Some smaller retailers said they are also keeping a close eye on costs but have managed not to cut any employees. Gail Diamon, owner of Dodge the Florist on Brentwood Street in Portland, said she enjoyed strong sales this summer and then saw orders fall off by close to 10% in October. She said she has cut back on giftware but reasonably solid demand for flowers has allowed her to keep her staff of five employees intact. Though many businesses have curtailed their purchases of flowers for holiday parties, Diamon said her sales have held up well.

Diamon said she believes people may substitute flowers for more expensive indulgences during tough economic times. “It’s not a necessity, but people still do go for flowers,” she said.

Lawrence, who has run her custom-made clothing shop in Portland for 30 years, said sales of her handbags and clothing quickly diminished after the turmoil in the financial markets broke out this fall. Still, she has retained both of her employees and Lawrence said consumers’ growing interest in shopping at locally owned businesses appears to be surviving the downturn.

The downtown shop owner said she still had to make adjustments and the small size of her business has allowed her to be nimble in responding to the downturn. Since she and her employees make all their products on-site, she said it has not been difficult to keep inventory in line with the pace of business.

“We make things as they sell,” she said. “I kind of can’t be left with too much inventory.”

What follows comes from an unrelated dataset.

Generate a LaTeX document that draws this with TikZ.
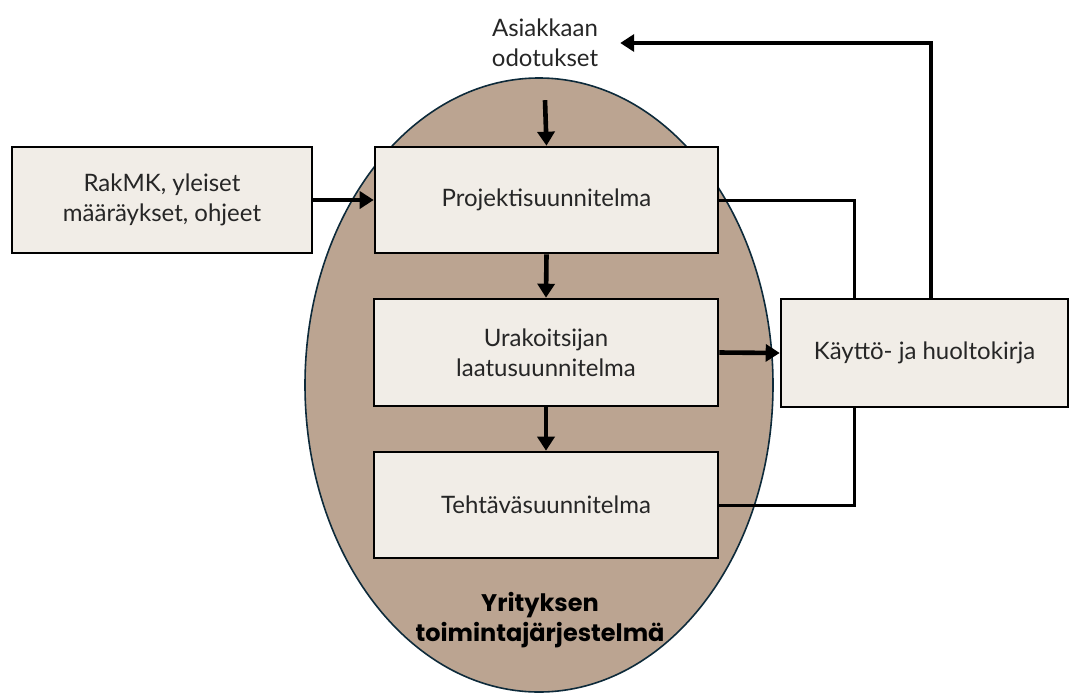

Another challenge facing the retail sector in Maine and elsewhere is apparent not in the Old Port but out along the Maine Turnpike. Many observers believe there is more retail space in this country than consumers can support.

In recent decades, the growth of retail space across the United States, mainly in the form of big-box stores, has been tremendous. Retail space per capita has grown from four square feet in 1960 to 38 square feet in 2005, a rise of 850%, according to Portland author Stacy Mitchell, an advocate for local economies and author of the 2006 book “Big Box Swindle.” During the same period, median income in the United States, when adjusted for inflation, increased 80%.

Colgan, too, said he believes “the sector as a whole is almost certainly overbuilt,” but he said Maine is unlikely to see many large retail stores go dark. Most of the latest wave of retail development in Maine was built toward the end of the recent growth cycle, Colgan said, and these stores are still recapturing their investment costs, making them unlikely targets for closure.

Historically, when the economy does pull out of a recession the turnaround is often led by the same retail businesses that were among the first to lead the downward slide. This time, though, Colgan said that may not be the case.

“This recession, because the consumer has essentially deserted the field, we might not see that same pattern,” he said.

It’s not a pretty picture for retailers but many still find consolation in the long view. Diamon’s flower business, started in 1867, as well as L.L.Bean and the Kittery Trading Post, are all multi-generational business that survived the Great Depression and times of economic hardship that the current recession is unlikely to rival.

“We’ve seen lots of ups and downs in the last 96 years in business and I fully anticipate we’ll come out as strong as ever,” Beem said.